Scientific Meetings of the Association for the Advancement of Psychoanalysis

Visions of the Future: The Analyst's Expectations and their Impact on the Analytic Process Presenter: Kenneth Winarick, Ph.D. Discussant: Roger Rahtz, M.D. May 9, 1996

Betsy Hallerman, C.S.W and Judith Fox Fliesser, M.D.

Edited by:
Joan Gross, C.S.W

Addressing the important issue of analytic neutrality currently being debated in many psychoanalytic forums, Winarick focused his thoughtful presentation on the analyst's expectations as they affect treatment and life goals, and in so doing, examined both the inevitability and necessity of therapeutic aspirations. He stressed overall the importance of both therapeutic receptivity to the frequency of these expectations and caution lest they undermine the intrapsychic thrust of analysis and threaten patient autonomy.

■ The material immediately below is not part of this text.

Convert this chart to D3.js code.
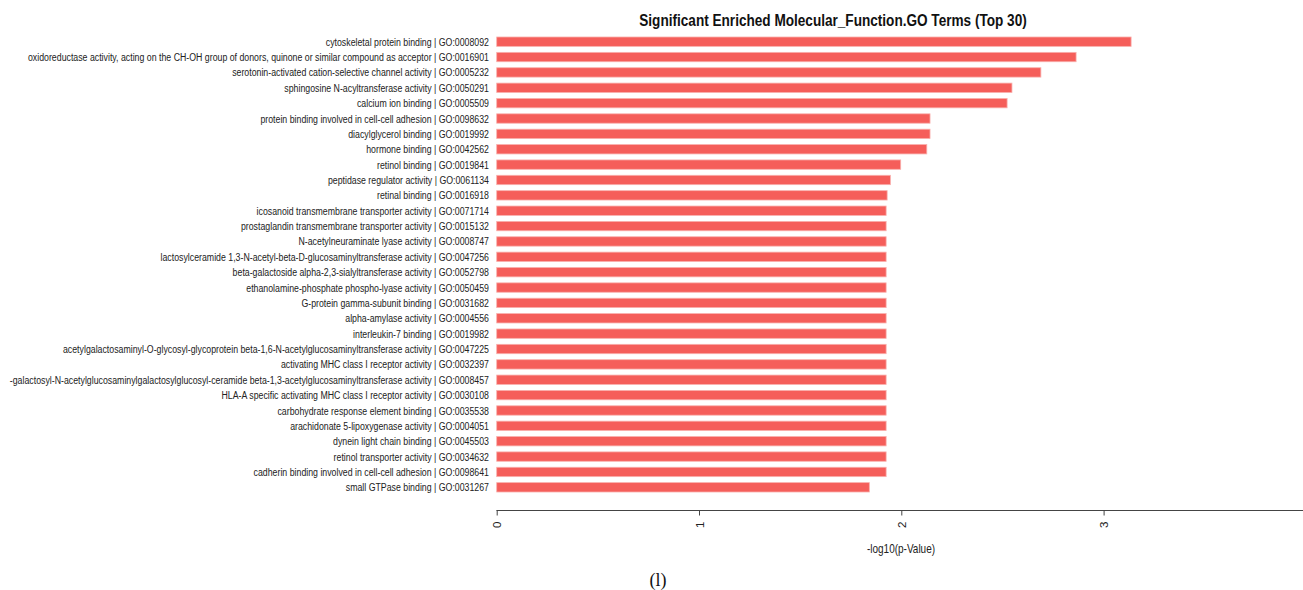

Winarick anchored his thoughts in history and noted that the idea of neutrality was implicit in Freud's admonition to physicians about the perils of therapeutic influence and aims for the patient. Referring to theorists such as Greenson, Kernberg, and Stone, he discussed the many attempts to soften the concept of neutrality, but commented that even these do not focus on some of the inherent problems, and cannot resolve the impasse between neutrality and therapeutic aim on the one hand, and differing goals between patient and analyst on the other. Furthermore, he stated, therapeutic expectations have been historically linked with interpretations based on uncovering future potential, and these, according to theorists such as Horney and Ticho, constitute one of the main goals of psychoanalysis.

How can the therapist proceed in light of the seeming inevitability, even the necessity, of expectations and the difficulty in maintaining an ideal neutrality? How can psychoanalysis be practiced so that the patient's real wishes and judgments can emerge? Winarick posed these questions, noting that psychoanalysis is now in a quandary since Freud's warning about the dangers of therapeutic influence is still valid. Rejecting the idea of replacing intrapsychic models with relational and self-disclosure models, Winarick stressed the importance of focusing on theory and clinical observation to inform treatment goals, with consequent emphasis on multiple determinants of conflict, rather than concentrating on behavioral or life goals.